Ici se termine ce que j'appellerai l'état présent de la langue. Ceux qui ne voudront rien de plus pourront s'arrêter là et laisser une dernière partie que la disposition typographique en a tout à fait séparée. Mais ceux qui seront curieux de voir comment un mot a été employé d'âge en âge depuis l'origine de la langue jusqu'au seizième siècle ; ceux qui iront jusqu'à désirer de connaître l'étymologie entreront dans l'histoire du mot, et trouveront, au-dessous de cette histoire, l'étymologie qui très souvent en est dépendante.

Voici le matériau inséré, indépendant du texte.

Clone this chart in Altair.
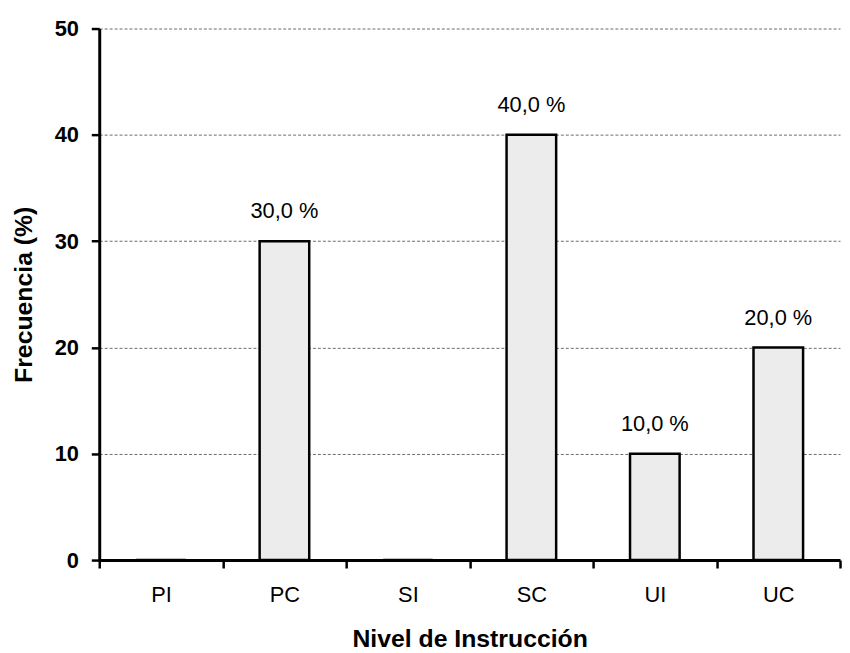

Je donne le nom d'historique à une collection de phrases appartenant à l'ancienne langue. Lorsqu'un mot a été exposé complètement tel qu'il est aujourd'hui dans l'usage, lorsque les sens y ont été rangés d'après l'ordre logique, lorsque des exemples classiques, autant que faire se peut, ont été rapportés à l'appui, lorsque la prononciation a été indiquée et, au besoin, discutée, lorsque enfin des remarques grammaticales et critiques ont touché, dans les cas qui le comportent, à l'emploi du mot ou aux difficultés qu'il présente, alors s'ouvre un nouveau paragraphe pour les textes tirés de la langue d'oïl. Ainsi placé, c'est le prolongement naturel d'une série que l'on tronque quand on s'arrête à notre temps et aux temps classiques. Après avoir vu comment écrivent Corneille, Pascal, Bossuet, Voltaire, Montesquieu et nos contemporains, on pénètre en arrière et l'on voit comment ont écrit Montaigne, Amyot, Commines et Froissart, Oresme et Machaut, Joinville, Jean de Meung, Guillaume de Lorris, Villehardouin, le sire de Couci, le traducteur du livre des Psaumes, et Turold, l'auteur de la Chanson de Roland.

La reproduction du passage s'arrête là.